Tags: collaborative forest landscape restoration
A U.S. Forest Service program will provide $605,000 to reduce wildfire costs and severity, and to fight hemlock wooly adelgid in two popular recreation areas of the Pisgah National Forest, Agriculture Secretary Tom Vilsack said in a news release today.
The grant is among $40 million to be allocated for 20 forest and watershed restoration projects under the Collaborative Forest Landscape Restoration program.
The 10-year project is meant to restore natural fire-adapted vegetation in the forest, lower wildfire severity and fire suppression costs, and help threatened and endangered species in and around Linville Gorge and the Wilson Creek Wild and Scenic River corridor.

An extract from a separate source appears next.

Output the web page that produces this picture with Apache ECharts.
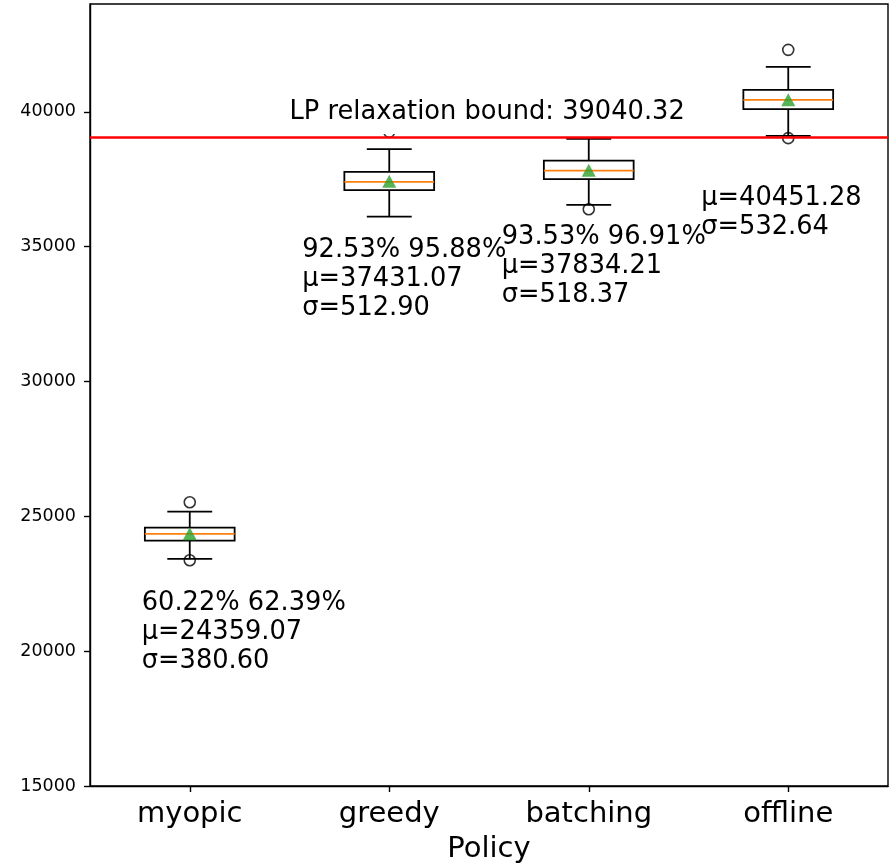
<!DOCTYPE html>
<html><head><meta charset="utf-8">
<script src="https://cdn.jsdelivr.net/npm/echarts@6/dist/echarts.min.js"></script>
<style>html,body{margin:0;padding:0;background:#fff}#c{width:895px;height:865px}</style>
</head><body><div id="c"></div>
<script>
// ---- data ----
const categories = ['myopic', 'greedy', 'batching', 'offline'];
const whiskerLow = [23420, 36117, 36550, 39110];
const quartile1 = [24099, 37096, 37504, 40100];
const medians = [24347, 37404, 37823, 40445];
const quartile3 = [24581, 37774, 38194, 40816];
const whiskerHigh = [25174, 38616, 38999, 41669];
const means = [24359.07, 37431.07, 37834.21, 40451.28];
const stds = [380.60, 512.90, 518.37, 532.64];
const ratioLow = ['60.22%', '92.53%', '93.53%', ''];
const ratioHigh = ['62.39%', '95.88%', '96.91%', ''];
const outlierCategory = [0, 0, 1, 2, 3, 3];
const outlierValues = [25523, 23370, 39258, 36390, 42300, 39025];
const lpBound = 39040.32;
const yTickValues = [15000, 20000, 25000, 30000, 35000, 40000];
const yMin = 15000, yMax = 44000;

// ---- layout (not data) ----
const annotationY = [21760, 34860, 35330, 37880];
const annotationDx = [-48, -87, -87, -87];
const lineGap = 29;
const TXT = 25.7;
const FONT = '"DejaVu Sans", "Liberation Sans", sans-serif';

const boxData = categories.map((c, i) => [i, whiskerLow[i], quartile1[i], medians[i], quartile3[i], whiskerHigh[i]]);
const meanData = categories.map((c, i) => [i, means[i]]);
const outlierData = outlierValues.map((v, i) => [outlierCategory[i], v]);
const annData = categories.map((c, i) => [i, annotationY[i]]);

const chart = echarts.init(document.getElementById('c'), null, {renderer: 'canvas'});
chart.setOption({
  animation: false,
  backgroundColor: '#fff',
  grid: {left: 90, right: 7, top: 4, bottom: 79, show: true, borderColor: '#000', borderWidth: 1.4,
    backgroundColor: 'transparent', containLabel: false, outerBoundsMode: 'none'},
  xAxis: {
    type: 'category', data: categories, boundaryGap: true,
    axisLine: {show: true, lineStyle: {color: '#000', width: 1.4}},
    axisTick: {show: true, alignWithLabel: true, length: 6, lineStyle: {color: '#000', width: 1.4}},
    axisLabel: {color: '#000', fontSize: 29, fontFamily: FONT, margin: 14},
    splitLine: {show: false},
    name: 'Policy', nameLocation: 'middle', nameGap: 49,
    nameTextStyle: {color: '#000', fontSize: 29, fontFamily: FONT}
  },
  yAxis: {
    type: 'value', min: yMin, max: yMax, interval: 5000,
    axisLine: {show: true, lineStyle: {color: '#000', width: 1.4}},
    axisTick: {show: true, length: 6, lineStyle: {color: '#000', width: 1.4}, customValues: yTickValues},
    axisLabel: {color: '#000', fontSize: 17.5, fontFamily: FONT, margin: 14, customValues: yTickValues,
      formatter: v => String(v)},
    splitLine: {show: false}
  },
  series: [
    {
      type: 'custom', name: 'box', z: 2, clip: false,
      encode: {x: 0, y: [1, 2, 3, 4, 5]},
      data: boxData,
      renderItem: function (params, api) {
        const idx = api.value(0);
        const lo = api.value(1), q1 = api.value(2), med = api.value(3), q3 = api.value(4), hi = api.value(5);
        const cx = api.coord([idx, med])[0];
        const bw = api.size([1, 0])[0] * 0.45;
        const y = v => api.coord([idx, v])[1];
        const st = {stroke: '#000', lineWidth: 1.8, fill: null};
        return {type: 'group', children: [
          {type: 'line', shape: {x1: cx, y1: y(q3), x2: cx, y2: y(hi)}, style: st},
          {type: 'line', shape: {x1: cx, y1: y(q1), x2: cx, y2: y(lo)}, style: st},
          {type: 'line', shape: {x1: cx - bw / 4, y1: y(hi), x2: cx + bw / 4, y2: y(hi)}, style: st},
          {type: 'line', shape: {x1: cx - bw / 4, y1: y(lo), x2: cx + bw / 4, y2: y(lo)}, style: st},
          {type: 'rect', shape: {x: cx - bw / 2, y: y(q3), width: bw, height: y(q1) - y(q3)}, style: {stroke: '#000', lineWidth: 1.8, fill: 'rgba(0,0,0,0)'}},
          {type: 'line', shape: {x1: cx - bw / 2, y1: y(med), x2: cx + bw / 2, y2: y(med)}, style: {stroke: '#ff7f0e', lineWidth: 1.8}}
        ]};
      }
    },
    {
      type: 'scatter', name: 'outliers', z: 3,
      data: outlierData, symbol: 'circle', symbolSize: 11,
      itemStyle: {color: 'rgba(0,0,0,0)', borderColor: '#000', borderWidth: 1.6}
    },
    {
      type: 'scatter', name: 'mean', z: 4,
      data: meanData, symbol: 'triangle', symbolSize: [14, 13],
      itemStyle: {color: '#2ca02c'}
    },
    {
      type: 'custom', name: 'annotations', z: 6, clip: false,
      encode: {x: 0, y: 1},
      data: annData,
      renderItem: function (params, api) {
        const i = params.dataIndex;
        const p = api.coord([api.value(0), api.value(1)]);
        const lines = [
          ratioLow[i] ? ratioLow[i] + ' ' + ratioHigh[i] : '',
          '\u03bc=' + means[i].toFixed(2),
          '\u03c3=' + stds[i].toFixed(2)
        ];
        return {type: 'group', children: lines.map((t, k) => ({
          type: 'text', x: p[0] + annotationDx[i], y: p[1] + k * lineGap,
          style: {text: t, fill: '#000', fontSize: TXT, fontFamily: FONT, align: 'left', verticalAlign: 'middle'}
        }))};
      }
    },
    {
      type: 'custom', name: 'lpLabel', z: 7, clip: false,
      encode: {x: 0, y: 1},
      data: [[0, lpBound + 940]],
      renderItem: function (params, api) {
        const p = api.coord([api.value(0), api.value(1)]);
        const half = api.size([1, 0])[0] / 2;
        return {type: 'text', x: p[0] + half - 7, y: p[1],
          style: {text: 'LP relaxation bound: ' + lpBound.toFixed(2), fill: '#000', fontSize: TXT, fontFamily: FONT,
            align: 'left', verticalAlign: 'middle', lineHeight: 29, backgroundColor: '#fff', padding: 7}};
      }
    },
    {
      type: 'line', name: 'lp', z: 8, data: [],
      markLine: {silent: true, symbol: 'none', animation: false,
        label: {show: false},
        lineStyle: {color: '#ff0000', width: 2.6, type: 'solid'},
        data: [{yAxis: lpBound}]}
    }
  ]
});
</script>
</body></html>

The proposal for the grant calls for prescribed burns, thinning mature trees and planting shortleaf pine in 36,795 acres of pine and oak forests. Other work includes "removing white pine, red maple, yellow poplar and other mesophytic species from oak-hickory and yellow pine Ecological Zones" to "improve species composition and structure on 1,850 acres of upland forests." Another 2,740 acres will be treated for non-native invasive plants.
The Grandfather Restoration Project (it's named for the ranger district) will also include treatment of 540 acres of eastern and Carolina hemlock for hemlock woolly adelgid within the first two years of the project and then indefinitely thereafter.
Additional plans call for bank stabilization, species reintroduction, and removal of artificial fish barriers and non-native invasive plants on a total of 16 miles of streams in the project area.
The proposal says the work involved, including harvesting and selling wood products, will create 12.6 full-time-equivalent jobs.